Needless to say, you will want to avoid short cycling wherever possible.
The easiest way to tell if your pump is short cycling is by checking its run time. Take a stopwatch and record how long your pump cycles for. If this is shorter than the expected time period on your user’s manual, you need to troubleshoot and fix the issue to restore normal function.
It can be difficult to tell whether a submersible pump is running or not. However, these pumps have relay switches that click on and off when the pump is active. If you pay close enough attention, you will be able to hear it.
Some models have a relay switch light which makes identifying the action easier.
It is very common for older pumps to lose their air charge. If this happens, they start short-cycling and decreasing their already limited life span.
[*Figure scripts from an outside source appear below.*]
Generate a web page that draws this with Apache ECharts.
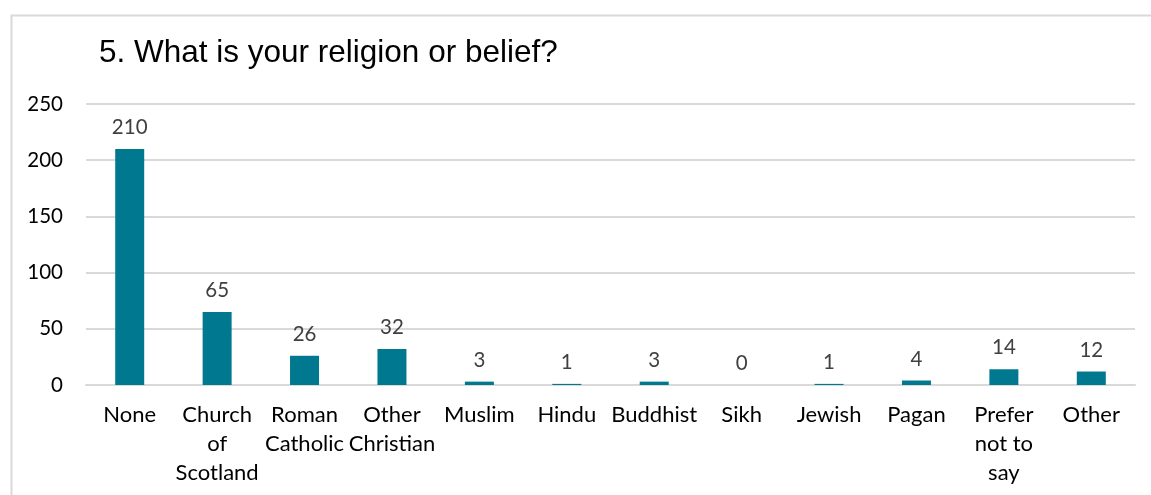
<!DOCTYPE html>
<html>
<head>
<meta charset="utf-8">
<script src="https://cdn.jsdelivr.net/npm/echarts@6/dist/echarts.min.js"></script>
<style>
  html, body { margin: 0; padding: 0; background: #ffffff; }
  #chart { width: 1151px; height: 495px; }
</style>
</head>
<body>
<div id="chart"></div>
<script>
// Survey question 5: responses per religion / belief
const categories = [
  'None', 'Church\nof\nScotland', 'Roman\nCatholic', 'Other\nChristian', 'Muslim',
  'Hindu', 'Buddhist', 'Sikh', 'Jewish', 'Pagan', 'Prefer\nnot to\nsay', 'Other'
];
const counts = [210, 65, 26, 32, 3, 1, 3, 0, 1, 4, 14, 12];
const yTicks = { min: 0, max: 250, interval: 50 };
const titleText = '5. What is your religion or belief?';

const chart = echarts.init(document.getElementById('chart'), null, { renderer: 'canvas' });
const labelFont = 'Lato, "Noto Sans", sans-serif';

chart.setOption({
  animation: false,
  backgroundColor: '#ffffff',
  title: {
    text: titleText,
    left: 94,
    top: 32,
    textStyle: {
      fontFamily: '"Liberation Sans", Arial, sans-serif',
      fontSize: 31.5,
      fontWeight: 'normal',
      color: '#000000'
    }
  },
  graphic: [{
    type: 'rect',
    left: 9,
    top: 13,
    shape: { x: 0, y: 0, width: 1170, height: 520 },
    style: { fill: 'none', stroke: '#d9d9d9', lineWidth: 2 },
    silent: true
  }],
  grid: { left: 86, right: 16, top: 104, bottom: 110, containLabel: false },
  xAxis: {
    type: 'category',
    data: categories,
    axisLine: { show: true, lineStyle: { color: '#d9d9d9', width: 2 } },
    axisTick: { show: false },
    axisLabel: {
      interval: 0,
      margin: 15,
      fontFamily: labelFont,
      fontSize: 22,
      lineHeight: 29,
      color: '#000000'
    }
  },
  yAxis: {
    type: 'value',
    min: yTicks.min,
    max: yTicks.max,
    interval: yTicks.interval,
    axisLine: { show: false },
    axisTick: { show: false },
    splitLine: { lineStyle: { color: '#d9d9d9', width: 2 } },
    axisLabel: {
      margin: 23,
      fontFamily: labelFont,
      fontSize: 20.5,
      color: '#000000'
    }
  },
  series: [{
    type: 'bar',
    data: counts,
    barWidth: 29,
    itemStyle: { color: '#00788f' },
    label: {
      show: true,
      position: 'top',
      distance: 11,
      fontFamily: labelFont,
      fontSize: 20.5,
      color: '#404040'
    }
  }]
});
</script>
</body>
</html>
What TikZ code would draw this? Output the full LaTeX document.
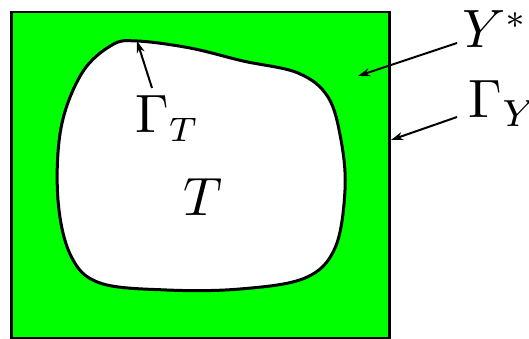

You can fix the issue by cleaning your air volume control valve. If that doesn’t work, take some water out of your tank to make space. Then use a bicycle pump and water tank air inlet to pump air into it.
Another common cause of short cycling issues is the water pump control switch. It can get blocked with debris and sediments very easily. This leads to the school being wrongly adjusted and your well pump cycling too much.
The only way to fix this issue is to replace your water pump control switch. Contact the nearest hardware store and get a new one as soon as possible.
In addition to damaging water pump control switches, debris can also block water pipes. When that happens, there is a build-up of pressure, and your well pump turns off before the water storage tank has filled.
You can confirm if blocked water pipes are causing the short cycling by looking at your water filter. If it is dirty or leaking, you’ve found the root of the problem.
The easiest way to fix the problem is to replace the damaged water pipes. However, remember that if debris got into the pipes, it probably also got into your switch. These two issues usually, but not always, go hand in hand.
Therefore, we’d recommend looking at the switch and seeing if it needs to be changed.
That’s all you need to know about how a shallow well pump with a pressure tank works!